Within about one year, just about every manager was "suddenly" up-to-date with their personnel evaluations. And the last person to stand up in front of everyone and make that embarrassing presentation was the division manager, himself! He had not completed the p.e. for one of his subordinates: his admin assistant ["secretary," as we called them back then.]

The next month the list had gone to zero and stayed there.

Now, what if some variation of that were applied to the various organizations in your Administration? Which one hadn't done their budget yet? Which one was late on critical reports. Let them make their own presentations on the Web, to be carried to all news networks and blog sites in a matter of minutes.
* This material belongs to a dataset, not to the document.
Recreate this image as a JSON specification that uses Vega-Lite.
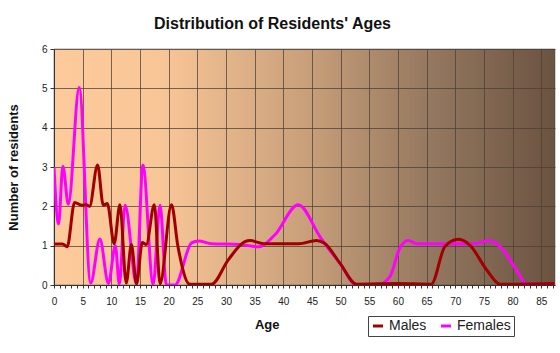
{
  "$schema": "https://vega.github.io/schema/vega-lite/v6.json",
  "width": 501,
  "height": 236,
  "autosize": {"type": "none"},
  "padding": {"left": 54, "top": 49, "right": 5, "bottom": 68},
  "background": "white",
  "title": {
    "text": "Distribution of Residents' Ages",
    "font": "Liberation Sans",
    "fontSize": 16,
    "fontWeight": "bold",
    "color": "#111111",
    "anchor": "middle",
    "frame": "group",
    "dx": -32,
    "offset": 12
  },
  "config": {
    "view": {
      "fill": {
        "gradient": "linear",
        "x1": 0, "y1": 0, "x2": 1, "y2": 0,
        "stops": [
          {"offset": 0, "color": "#fdcb9b"},
          {"offset": 0.22, "color": "#f8c597"},
          {"offset": 0.5, "color": "#c9a07a"},
          {"offset": 0.75, "color": "#957860"},
          {"offset": 1, "color": "#6a5340"}
        ]
      },
      "stroke": "#444444",
      "strokeWidth": 0.5
    },
    "axis": {
      "labelFont": "Liberation Sans",
      "labelFontSize": 10,
      "labelColor": "#222222",
      "titleFont": "Liberation Sans",
      "titleFontSize": 13,
      "titleFontWeight": "bold",
      "titleColor": "#111111",
      "domainColor": "#333333",
      "tickColor": "#333333",
      "gridColor": "#4a4035"
    },
    "legend": {
      "labelFont": "Liberation Sans",
      "labelFontSize": 14,
      "labelColor": "#222222"
    }
  },
  "datasets": {
    "ages": [
      {"age": 0, "n": 3.0, "sex": "Females"},
      {"age": 0.8, "n": 1.55, "sex": "Females"},
      {"age": 1.55, "n": 3.02, "sex": "Females"},
      {"age": 2.5, "n": 2.05, "sex": "Females"},
      {"age": 4.4, "n": 5.02, "sex": "Females"},
      {"age": 6.4, "n": 0.05, "sex": "Females"},
      {"age": 8.0, "n": 1.17, "sex": "Females"},
      {"age": 9.5, "n": 0.04, "sex": "Females"},
      {"age": 10.7, "n": 1.0, "sex": "Females"},
      {"age": 11.4, "n": 0.02, "sex": "Females"},
      {"age": 12.4, "n": 2.03, "sex": "Females"},
      {"age": 14.4, "n": 0.02, "sex": "Females"},
      {"age": 15.5, "n": 3.05, "sex": "Females"},
      {"age": 17.3, "n": 0.02, "sex": "Females"},
      {"age": 18.5, "n": 2.03, "sex": "Females"},
      {"age": 19.6, "n": 0.0, "sex": "Females"},
      {"age": 21.1, "n": 0.0, "sex": "Females"},
      {"age": 24.0, "n": 1.07, "sex": "Females"},
      {"age": 25.2, "n": 1.12, "sex": "Females"},
      {"age": 27.5, "n": 1.05, "sex": "Females"},
      {"age": 32.4, "n": 1.03, "sex": "Females"},
      {"age": 35.8, "n": 0.97, "sex": "Females"},
      {"age": 38.5, "n": 1.27, "sex": "Females"},
      {"age": 42.6, "n": 2.04, "sex": "Females"},
      {"age": 46.4, "n": 1.23, "sex": "Females"},
      {"age": 47.2, "n": 1.06, "sex": "Females"},
      {"age": 49.9, "n": 0.55, "sex": "Females"},
      {"age": 52.8, "n": 0.0, "sex": "Females"},
      {"age": 56.5, "n": 0.0, "sex": "Females"},
      {"age": 58.6, "n": 0.21, "sex": "Females"},
      {"age": 60.3, "n": 0.93, "sex": "Females"},
      {"age": 61.8, "n": 1.13, "sex": "Females"},
      {"age": 63.3, "n": 1.05, "sex": "Females"},
      {"age": 73.1, "n": 1.05, "sex": "Females"},
      {"age": 76.0, "n": 1.13, "sex": "Females"},
      {"age": 77.8, "n": 0.98, "sex": "Females"},
      {"age": 80.7, "n": 0.38, "sex": "Females"},
      {"age": 82.4, "n": 0.03, "sex": "Females"},
      {"age": 87.3, "n": 0.03, "sex": "Females"},
      {"age": 0, "n": 1.04, "sex": "Males"},
      {"age": 1.5, "n": 1.04, "sex": "Males"},
      {"age": 2.3, "n": 0.97, "sex": "Males"},
      {"age": 3.6, "n": 2.1, "sex": "Males"},
      {"age": 4.8, "n": 2.03, "sex": "Males"},
      {"age": 5.6, "n": 2.04, "sex": "Males"},
      {"age": 6.2, "n": 2.0, "sex": "Males"},
      {"age": 7.6, "n": 3.05, "sex": "Males"},
      {"age": 8.6, "n": 2.03, "sex": "Males"},
      {"age": 9.3, "n": 2.07, "sex": "Males"},
      {"age": 10.5, "n": 1.05, "sex": "Males"},
      {"age": 11.5, "n": 2.04, "sex": "Males"},
      {"age": 12.6, "n": 0.05, "sex": "Males"},
      {"age": 13.5, "n": 1.03, "sex": "Males"},
      {"age": 14.4, "n": 0.03, "sex": "Males"},
      {"age": 15.4, "n": 1.08, "sex": "Males"},
      {"age": 16.1, "n": 1.03, "sex": "Males"},
      {"age": 17.5, "n": 2.04, "sex": "Males"},
      {"age": 18.5, "n": 0.03, "sex": "Males"},
      {"age": 20.5, "n": 2.04, "sex": "Males"},
      {"age": 21.6, "n": 1.0, "sex": "Males"},
      {"age": 23.7, "n": 0.02, "sex": "Males"},
      {"age": 27.5, "n": 0.02, "sex": "Males"},
      {"age": 30.4, "n": 0.64, "sex": "Males"},
      {"age": 33.3, "n": 1.1, "sex": "Males"},
      {"age": 34.2, "n": 1.13, "sex": "Males"},
      {"age": 36.6, "n": 1.05, "sex": "Males"},
      {"age": 42.7, "n": 1.05, "sex": "Males"},
      {"age": 45.8, "n": 1.13, "sex": "Males"},
      {"age": 47.2, "n": 1.06, "sex": "Males"},
      {"age": 49.9, "n": 0.55, "sex": "Males"},
      {"age": 52.8, "n": 0.02, "sex": "Males"},
      {"age": 60.0, "n": 0.04, "sex": "Males"},
      {"age": 65.8, "n": 0.02, "sex": "Males"},
      {"age": 68.2, "n": 0.98, "sex": "Males"},
      {"age": 70.5, "n": 1.16, "sex": "Males"},
      {"age": 72.5, "n": 1.02, "sex": "Males"},
      {"age": 75.5, "n": 0.38, "sex": "Males"},
      {"age": 77.8, "n": 0.02, "sex": "Males"},
      {"age": 87.3, "n": 0.04, "sex": "Males"}
    ]
  },
  "data": {"name": "ages"},
  "encoding": {
    "x": {
      "field": "age",
      "type": "quantitative",
      "scale": {"domain": [0, 87.4], "nice": false, "zero": false},
      "axis": {
        "title": "Age",
        "values": [0,1,2,3,4,5,6,7,8,9,10,11,12,13,14,15,16,17,18,19,20,21,22,23,24,25,26,27,28,29,30,31,32,33,34,35,36,37,38,39,40,41,42,43,44,45,46,47,48,49,50,51,52,53,54,55,56,57,58,59,60,61,62,63,64,65,66,67,68,69,70,71,72,73,74,75,76,77,78,79,80,81,82,83,84,85,86,87],
        "labelExpr": "datum.value % 5 === 0 ? datum.label : ''",
        "labelOverlap": false,
        "labelFlush": false,
        "tickSize": 3,
        "labelPadding": 8,
        "grid": true,
        "gridOpacity": {"condition": {"test": "datum.value % 5 === 0 && datum.value > 0", "value": 0.75}, "value": 0},
        "titleX": 212.7,
        "titleY": 43,
        "titleAlign": "center",
        "titleBaseline": "alphabetic"
      }
    },
    "y": {
      "field": "n",
      "type": "quantitative",
      "scale": {"domain": [0, 6], "nice": false},
      "axis": {
        "title": "Number of residents",
        "values": [0,1,2,3,4,5,6],
        "tickSize": 4,
        "labelPadding": 3,
        "grid": true,
        "gridOpacity": 0.75,
        "titleX": -37,
        "titleY": 118,
        "titleAngle": -90,
        "titleAlign": "center",
        "titleBaseline": "alphabetic"
      }
    },
    "color": {
      "field": "sex",
      "type": "nominal",
      "scale": {"domain": ["Males", "Females"], "range": ["#a00000", "#ff00ff"]},
      "legend": {
        "title": null,
        "orient": "none",
        "direction": "horizontal",
        "legendX": 314,
        "legendY": 267,
        "symbolType": "stroke",
        "symbolStrokeWidth": 3,
        "symbolSize": 100,
        "columnPadding": 8,
        "labelOffset": 4,
        "padding": 3,
        "strokeColor": "#444444",
        "fillColor": "white"
      }
    }
  },
  "layer": [
    {
      "transform": [{"filter": "datum.sex === 'Females'"}],
      "mark": {"type": "line", "interpolate": "monotone", "strokeWidth": 3, "clip": true}
    },
    {
      "transform": [{"filter": "datum.sex === 'Males'"}],
      "mark": {"type": "line", "interpolate": "monotone", "strokeWidth": 3, "clip": true}
    }
  ]
}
Things really would change in a hurry.

Give it some thought.

Finally, and this may be the most important part: The "Bottoms-Up" concept... Now that you've got the total cost of implementation and long-term maintenance and replacement, the biggest question is, "how do we pay for it"?

While you should take a good look at my Thirty-Fourth Law, the real issue is: should the costs for all of these infrastructure events be related to the use of the elements or just be spread across everyone's tax burden? The Libertarian side of me says that, when possible, at least part should be based on "user fees," and thus related to "consumption" of the infrastructure "resource."

Bridge and highway tolls are one nice way of reminding folks that those things need to be maintained and replaced as long as they're being "used up."

I noticed this lack of "bottoms-up" costing when we had our last drought here in Raleigh. People were asked to use less water because our supply, Falls Lake, was being drawn down to near-empty levels.

At the same time, the water supply company happened to notice that, with the conservation, their revenues were down!! Mirabile Dictu!! Utter shock and dismay occurred.

So, why didn't these otherwise "bright" people use bottoms-up costing to price their "product or service"??

They know what their costs are and have been for all of the infrastructure: distribution pipe installation and maintenance, electricity costs for pumps, salary, overhead, vehicles, and on and on. Why not charge monthly "connect rates" to cover all of the fixed costs they can determine and then add a "consumption charge" based on the quantity of water delivered???

And why wouldn't the same thing work for electric, gas, and other energy "utilities"??

If the cost of the "material supplied," be it electricity, gas, water, etc., changes, that could and, I believe, should be built into the monthly bill and changed at least every few months. The infrastructure and maintenance and delivery costs don't change as quickly, on average, and could be adjusted yearly or so. This would change the sales model to one where the user could forecast their overall charges, both long-term, based on inflation, and short-term, based on their own usage.

Sort of how people adjust[ed] to changes in the price of gasoline. If the price spiked, driving styles and distances changed and types of vehicles purchased changed. If prices were relatively constant, everyone knew, roughly, how much their car cost for daily use and for replacement, and could budget [or not] accordingly.

Maybe a more extensive use of these concepts might help us all.

Please give that some thought. Thanks!